EXERCISE DESCRIPTION:
Scan the material and copy every line in which "with" appears.

TASK MATERIAL:

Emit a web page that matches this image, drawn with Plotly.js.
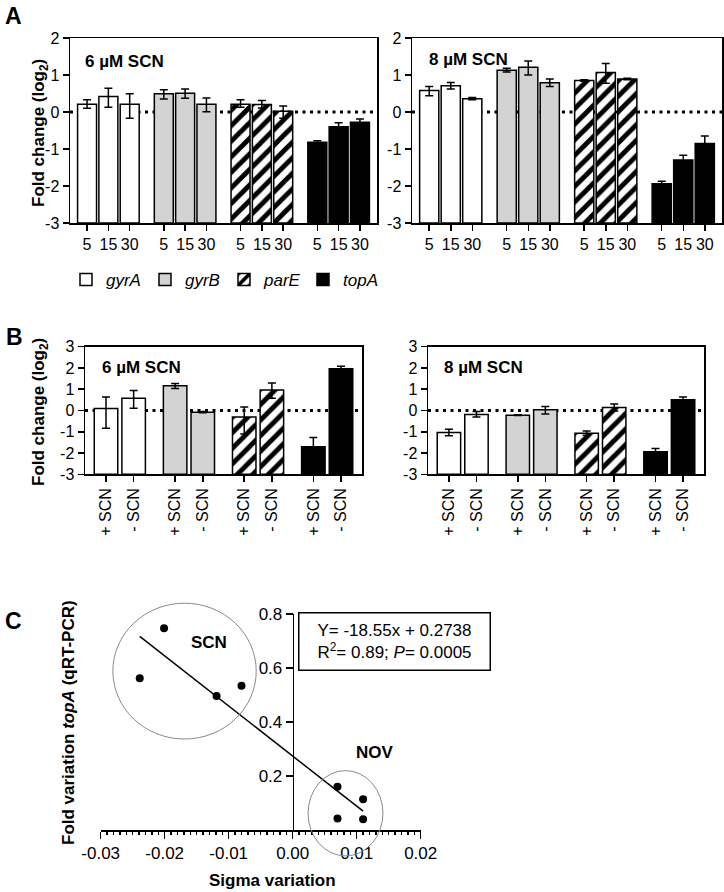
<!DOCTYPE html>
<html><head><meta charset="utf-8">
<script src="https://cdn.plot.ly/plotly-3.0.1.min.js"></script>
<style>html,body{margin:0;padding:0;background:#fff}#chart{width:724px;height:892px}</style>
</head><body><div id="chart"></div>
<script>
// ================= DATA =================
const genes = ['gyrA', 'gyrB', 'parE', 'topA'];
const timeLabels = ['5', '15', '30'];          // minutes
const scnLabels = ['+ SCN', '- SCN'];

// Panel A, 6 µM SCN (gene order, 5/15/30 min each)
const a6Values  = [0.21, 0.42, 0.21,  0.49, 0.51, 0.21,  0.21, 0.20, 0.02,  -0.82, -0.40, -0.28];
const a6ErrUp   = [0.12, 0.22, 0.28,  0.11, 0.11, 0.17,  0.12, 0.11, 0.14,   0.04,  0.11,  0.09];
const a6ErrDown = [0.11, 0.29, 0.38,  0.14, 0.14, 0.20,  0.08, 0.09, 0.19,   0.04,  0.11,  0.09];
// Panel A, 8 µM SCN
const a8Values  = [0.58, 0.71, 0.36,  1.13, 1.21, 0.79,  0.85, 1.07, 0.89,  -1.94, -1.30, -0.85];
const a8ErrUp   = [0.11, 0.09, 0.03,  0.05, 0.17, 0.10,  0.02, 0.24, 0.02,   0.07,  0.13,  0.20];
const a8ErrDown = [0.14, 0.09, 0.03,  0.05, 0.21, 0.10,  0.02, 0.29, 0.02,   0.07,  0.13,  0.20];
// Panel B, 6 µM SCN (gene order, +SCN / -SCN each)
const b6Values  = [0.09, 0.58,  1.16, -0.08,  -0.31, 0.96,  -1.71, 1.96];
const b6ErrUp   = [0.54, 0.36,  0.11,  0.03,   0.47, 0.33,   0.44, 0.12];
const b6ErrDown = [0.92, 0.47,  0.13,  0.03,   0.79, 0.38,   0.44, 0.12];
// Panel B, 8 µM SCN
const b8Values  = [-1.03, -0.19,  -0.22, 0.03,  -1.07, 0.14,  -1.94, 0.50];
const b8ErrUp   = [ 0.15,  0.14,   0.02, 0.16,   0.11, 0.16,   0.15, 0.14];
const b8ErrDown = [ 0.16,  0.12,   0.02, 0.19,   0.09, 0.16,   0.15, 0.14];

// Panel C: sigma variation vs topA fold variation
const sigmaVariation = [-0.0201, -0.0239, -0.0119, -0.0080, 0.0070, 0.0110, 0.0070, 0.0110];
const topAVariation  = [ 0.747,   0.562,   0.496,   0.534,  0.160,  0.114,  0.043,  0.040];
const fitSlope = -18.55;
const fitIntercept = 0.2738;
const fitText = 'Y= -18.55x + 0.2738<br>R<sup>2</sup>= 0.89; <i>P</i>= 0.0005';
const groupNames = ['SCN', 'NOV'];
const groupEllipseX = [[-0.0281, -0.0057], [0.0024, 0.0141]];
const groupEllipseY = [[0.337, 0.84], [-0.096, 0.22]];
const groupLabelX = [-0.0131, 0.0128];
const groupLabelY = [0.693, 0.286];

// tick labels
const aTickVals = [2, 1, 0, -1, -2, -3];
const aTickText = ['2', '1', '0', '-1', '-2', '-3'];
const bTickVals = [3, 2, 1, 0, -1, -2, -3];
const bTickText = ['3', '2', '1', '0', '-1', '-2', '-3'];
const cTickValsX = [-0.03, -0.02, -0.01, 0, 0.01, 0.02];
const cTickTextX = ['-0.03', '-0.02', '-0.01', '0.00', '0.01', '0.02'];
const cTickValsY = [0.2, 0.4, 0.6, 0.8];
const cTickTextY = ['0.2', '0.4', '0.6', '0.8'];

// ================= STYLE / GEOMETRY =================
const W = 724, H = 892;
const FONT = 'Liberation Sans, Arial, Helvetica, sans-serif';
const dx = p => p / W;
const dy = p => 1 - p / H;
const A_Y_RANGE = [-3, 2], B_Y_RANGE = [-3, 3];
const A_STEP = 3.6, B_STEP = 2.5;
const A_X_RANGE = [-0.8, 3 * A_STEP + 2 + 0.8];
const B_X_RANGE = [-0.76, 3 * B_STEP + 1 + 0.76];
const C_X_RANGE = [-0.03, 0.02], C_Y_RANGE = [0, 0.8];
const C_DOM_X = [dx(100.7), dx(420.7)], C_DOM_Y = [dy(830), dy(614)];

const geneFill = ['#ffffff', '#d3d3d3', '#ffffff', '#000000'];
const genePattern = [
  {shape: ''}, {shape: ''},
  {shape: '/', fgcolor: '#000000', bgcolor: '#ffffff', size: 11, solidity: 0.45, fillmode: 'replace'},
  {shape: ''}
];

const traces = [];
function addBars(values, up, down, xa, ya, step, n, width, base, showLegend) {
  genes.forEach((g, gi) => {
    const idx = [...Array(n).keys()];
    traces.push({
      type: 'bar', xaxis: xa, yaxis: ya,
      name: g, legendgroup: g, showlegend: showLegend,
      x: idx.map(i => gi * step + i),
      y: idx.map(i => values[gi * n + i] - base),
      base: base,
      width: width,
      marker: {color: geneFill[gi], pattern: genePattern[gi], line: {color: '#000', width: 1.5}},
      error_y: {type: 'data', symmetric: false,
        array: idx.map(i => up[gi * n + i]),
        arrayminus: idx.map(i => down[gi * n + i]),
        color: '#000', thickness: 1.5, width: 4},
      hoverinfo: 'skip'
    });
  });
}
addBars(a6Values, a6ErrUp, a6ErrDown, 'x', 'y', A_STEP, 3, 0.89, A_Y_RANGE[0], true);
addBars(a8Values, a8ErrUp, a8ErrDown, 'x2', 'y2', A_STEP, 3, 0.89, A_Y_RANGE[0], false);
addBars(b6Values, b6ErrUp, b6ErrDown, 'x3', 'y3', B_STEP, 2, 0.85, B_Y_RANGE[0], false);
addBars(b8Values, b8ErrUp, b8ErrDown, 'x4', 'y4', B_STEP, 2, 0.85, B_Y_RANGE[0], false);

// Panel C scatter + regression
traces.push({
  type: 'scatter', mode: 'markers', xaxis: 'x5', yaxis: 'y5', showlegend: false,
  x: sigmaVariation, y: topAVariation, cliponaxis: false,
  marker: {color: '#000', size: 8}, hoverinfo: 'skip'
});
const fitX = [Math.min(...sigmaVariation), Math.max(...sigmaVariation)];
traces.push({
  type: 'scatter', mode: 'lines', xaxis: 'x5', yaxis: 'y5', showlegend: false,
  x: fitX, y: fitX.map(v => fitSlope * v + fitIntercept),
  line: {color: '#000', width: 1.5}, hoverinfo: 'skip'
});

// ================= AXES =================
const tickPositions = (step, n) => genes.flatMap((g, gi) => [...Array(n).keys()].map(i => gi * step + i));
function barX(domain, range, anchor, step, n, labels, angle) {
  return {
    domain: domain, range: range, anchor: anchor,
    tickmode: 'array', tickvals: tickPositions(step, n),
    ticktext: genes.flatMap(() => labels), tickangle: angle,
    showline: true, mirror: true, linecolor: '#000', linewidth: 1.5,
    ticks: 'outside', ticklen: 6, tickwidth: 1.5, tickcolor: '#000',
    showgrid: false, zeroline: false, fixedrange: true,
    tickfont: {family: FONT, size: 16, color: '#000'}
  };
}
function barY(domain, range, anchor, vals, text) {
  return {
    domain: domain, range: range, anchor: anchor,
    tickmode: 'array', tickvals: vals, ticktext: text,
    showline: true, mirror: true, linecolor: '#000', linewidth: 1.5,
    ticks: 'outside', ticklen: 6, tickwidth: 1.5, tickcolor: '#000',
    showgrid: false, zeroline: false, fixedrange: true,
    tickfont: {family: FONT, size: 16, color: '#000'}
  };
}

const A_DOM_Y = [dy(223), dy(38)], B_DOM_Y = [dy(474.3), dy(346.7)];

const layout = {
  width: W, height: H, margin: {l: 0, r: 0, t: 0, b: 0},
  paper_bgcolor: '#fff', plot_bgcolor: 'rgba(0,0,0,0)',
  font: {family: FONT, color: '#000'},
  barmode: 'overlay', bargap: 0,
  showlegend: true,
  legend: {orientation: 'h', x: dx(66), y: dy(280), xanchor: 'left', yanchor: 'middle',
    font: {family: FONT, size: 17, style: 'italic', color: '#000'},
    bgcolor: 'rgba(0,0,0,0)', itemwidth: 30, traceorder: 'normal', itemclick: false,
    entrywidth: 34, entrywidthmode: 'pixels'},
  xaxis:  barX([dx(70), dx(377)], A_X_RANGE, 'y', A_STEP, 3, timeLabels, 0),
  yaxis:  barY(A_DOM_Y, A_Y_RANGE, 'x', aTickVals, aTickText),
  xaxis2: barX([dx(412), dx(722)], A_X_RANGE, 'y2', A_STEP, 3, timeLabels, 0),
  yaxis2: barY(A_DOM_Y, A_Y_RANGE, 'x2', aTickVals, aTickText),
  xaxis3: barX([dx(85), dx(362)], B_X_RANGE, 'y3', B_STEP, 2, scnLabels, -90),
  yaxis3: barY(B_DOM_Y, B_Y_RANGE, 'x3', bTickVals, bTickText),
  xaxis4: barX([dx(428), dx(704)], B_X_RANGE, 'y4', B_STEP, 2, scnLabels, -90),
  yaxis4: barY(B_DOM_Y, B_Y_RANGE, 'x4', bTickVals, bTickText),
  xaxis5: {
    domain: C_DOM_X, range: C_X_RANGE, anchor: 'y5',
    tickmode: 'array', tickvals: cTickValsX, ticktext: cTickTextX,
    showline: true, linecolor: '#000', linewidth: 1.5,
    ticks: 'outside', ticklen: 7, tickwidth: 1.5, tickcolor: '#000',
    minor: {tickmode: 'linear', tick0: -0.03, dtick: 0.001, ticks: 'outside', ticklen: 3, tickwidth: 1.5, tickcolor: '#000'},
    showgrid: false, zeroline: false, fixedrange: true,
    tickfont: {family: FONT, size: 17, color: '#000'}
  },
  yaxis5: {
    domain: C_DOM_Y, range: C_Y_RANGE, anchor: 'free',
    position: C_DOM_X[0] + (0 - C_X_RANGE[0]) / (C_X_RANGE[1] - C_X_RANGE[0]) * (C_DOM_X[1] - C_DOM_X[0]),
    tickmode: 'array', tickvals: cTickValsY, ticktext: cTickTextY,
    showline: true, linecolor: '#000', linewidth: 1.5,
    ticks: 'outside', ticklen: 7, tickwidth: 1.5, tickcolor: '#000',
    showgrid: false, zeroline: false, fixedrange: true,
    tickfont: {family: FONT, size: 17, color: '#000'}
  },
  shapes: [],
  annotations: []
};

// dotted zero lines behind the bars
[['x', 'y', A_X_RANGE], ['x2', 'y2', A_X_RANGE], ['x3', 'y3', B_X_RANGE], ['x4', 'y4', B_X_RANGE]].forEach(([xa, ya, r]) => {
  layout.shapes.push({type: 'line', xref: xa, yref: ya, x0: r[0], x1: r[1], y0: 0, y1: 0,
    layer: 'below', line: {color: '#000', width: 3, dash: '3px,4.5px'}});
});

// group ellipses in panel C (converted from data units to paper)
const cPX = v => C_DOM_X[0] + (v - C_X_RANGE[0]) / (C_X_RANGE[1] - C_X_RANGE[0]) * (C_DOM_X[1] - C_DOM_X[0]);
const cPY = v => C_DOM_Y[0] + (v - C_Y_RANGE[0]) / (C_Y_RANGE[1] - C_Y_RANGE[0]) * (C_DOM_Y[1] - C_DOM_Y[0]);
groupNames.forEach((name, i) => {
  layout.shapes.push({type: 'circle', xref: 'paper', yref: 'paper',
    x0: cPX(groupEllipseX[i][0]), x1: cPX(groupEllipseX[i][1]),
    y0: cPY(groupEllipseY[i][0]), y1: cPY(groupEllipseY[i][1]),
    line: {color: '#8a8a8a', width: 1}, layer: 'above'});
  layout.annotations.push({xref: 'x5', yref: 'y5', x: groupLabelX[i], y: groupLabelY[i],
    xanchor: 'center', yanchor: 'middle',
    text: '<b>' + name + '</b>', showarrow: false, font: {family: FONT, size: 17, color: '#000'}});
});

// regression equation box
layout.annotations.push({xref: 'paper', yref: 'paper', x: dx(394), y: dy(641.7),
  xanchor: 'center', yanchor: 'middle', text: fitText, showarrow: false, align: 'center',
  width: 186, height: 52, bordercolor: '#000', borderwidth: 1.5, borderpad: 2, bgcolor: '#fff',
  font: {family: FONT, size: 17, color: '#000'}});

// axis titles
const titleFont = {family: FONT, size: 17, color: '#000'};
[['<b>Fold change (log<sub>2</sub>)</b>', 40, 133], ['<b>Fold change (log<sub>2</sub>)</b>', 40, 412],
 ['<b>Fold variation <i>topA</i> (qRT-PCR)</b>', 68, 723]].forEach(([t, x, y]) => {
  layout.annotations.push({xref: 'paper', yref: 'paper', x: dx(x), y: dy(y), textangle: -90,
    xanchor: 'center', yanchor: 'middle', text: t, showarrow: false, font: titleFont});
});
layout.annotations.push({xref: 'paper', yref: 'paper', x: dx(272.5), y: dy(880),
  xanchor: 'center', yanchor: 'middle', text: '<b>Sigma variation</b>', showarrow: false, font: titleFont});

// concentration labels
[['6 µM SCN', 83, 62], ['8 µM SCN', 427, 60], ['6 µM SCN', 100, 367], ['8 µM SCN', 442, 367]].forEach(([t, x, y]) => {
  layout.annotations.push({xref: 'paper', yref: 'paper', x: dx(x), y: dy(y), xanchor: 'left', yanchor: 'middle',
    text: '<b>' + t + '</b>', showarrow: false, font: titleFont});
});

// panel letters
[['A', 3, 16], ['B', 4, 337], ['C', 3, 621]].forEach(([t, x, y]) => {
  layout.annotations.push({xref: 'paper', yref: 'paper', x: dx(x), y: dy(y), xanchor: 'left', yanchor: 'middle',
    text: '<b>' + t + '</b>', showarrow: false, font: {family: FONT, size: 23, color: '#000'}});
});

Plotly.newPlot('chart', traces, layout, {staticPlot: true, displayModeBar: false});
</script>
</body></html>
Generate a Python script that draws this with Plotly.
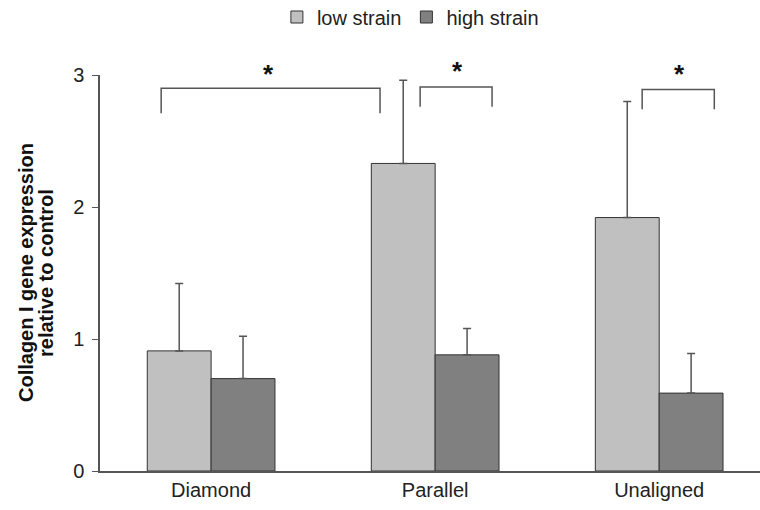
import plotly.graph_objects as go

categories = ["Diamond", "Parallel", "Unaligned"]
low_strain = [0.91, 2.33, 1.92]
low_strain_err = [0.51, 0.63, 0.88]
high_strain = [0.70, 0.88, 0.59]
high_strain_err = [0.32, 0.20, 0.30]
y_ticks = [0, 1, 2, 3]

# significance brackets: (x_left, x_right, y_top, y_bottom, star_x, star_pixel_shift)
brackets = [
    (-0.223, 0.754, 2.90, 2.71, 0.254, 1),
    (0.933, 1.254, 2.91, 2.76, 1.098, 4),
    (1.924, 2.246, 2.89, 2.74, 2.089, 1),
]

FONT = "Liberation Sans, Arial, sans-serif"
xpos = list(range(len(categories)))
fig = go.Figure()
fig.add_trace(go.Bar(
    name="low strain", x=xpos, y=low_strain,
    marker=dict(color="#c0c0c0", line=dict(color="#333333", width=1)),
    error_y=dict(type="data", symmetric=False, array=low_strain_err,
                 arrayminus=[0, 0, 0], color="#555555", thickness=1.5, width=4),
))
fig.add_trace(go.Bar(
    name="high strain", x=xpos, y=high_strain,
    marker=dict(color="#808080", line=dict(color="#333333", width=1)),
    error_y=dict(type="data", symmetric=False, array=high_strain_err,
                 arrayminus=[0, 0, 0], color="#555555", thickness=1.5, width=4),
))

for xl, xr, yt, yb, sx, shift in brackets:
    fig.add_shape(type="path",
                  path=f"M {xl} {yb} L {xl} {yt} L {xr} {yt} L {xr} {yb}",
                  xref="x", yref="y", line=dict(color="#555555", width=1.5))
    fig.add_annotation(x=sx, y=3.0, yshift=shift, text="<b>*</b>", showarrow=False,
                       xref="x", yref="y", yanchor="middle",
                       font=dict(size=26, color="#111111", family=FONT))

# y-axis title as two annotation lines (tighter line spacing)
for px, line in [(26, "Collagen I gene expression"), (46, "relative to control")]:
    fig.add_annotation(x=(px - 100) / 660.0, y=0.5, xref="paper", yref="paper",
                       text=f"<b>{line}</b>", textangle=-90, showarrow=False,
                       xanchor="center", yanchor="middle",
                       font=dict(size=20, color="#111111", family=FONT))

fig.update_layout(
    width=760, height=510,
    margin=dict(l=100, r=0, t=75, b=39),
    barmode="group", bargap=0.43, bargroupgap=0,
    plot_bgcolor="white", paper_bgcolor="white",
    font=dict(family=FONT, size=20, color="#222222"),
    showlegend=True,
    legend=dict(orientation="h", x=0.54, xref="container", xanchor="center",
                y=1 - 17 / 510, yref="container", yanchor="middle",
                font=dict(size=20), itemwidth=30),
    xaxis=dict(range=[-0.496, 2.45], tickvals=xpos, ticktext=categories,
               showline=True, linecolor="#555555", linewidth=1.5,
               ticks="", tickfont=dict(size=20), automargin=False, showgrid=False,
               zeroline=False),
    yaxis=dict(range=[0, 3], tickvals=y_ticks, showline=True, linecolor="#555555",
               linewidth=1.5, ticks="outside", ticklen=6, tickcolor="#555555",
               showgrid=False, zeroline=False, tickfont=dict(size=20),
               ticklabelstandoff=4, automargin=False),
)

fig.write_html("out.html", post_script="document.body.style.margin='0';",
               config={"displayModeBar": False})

REPLY:
Emit a web page that matches this image, drawn with Plotly.js.
Generate a Python script that draws this with Plotly.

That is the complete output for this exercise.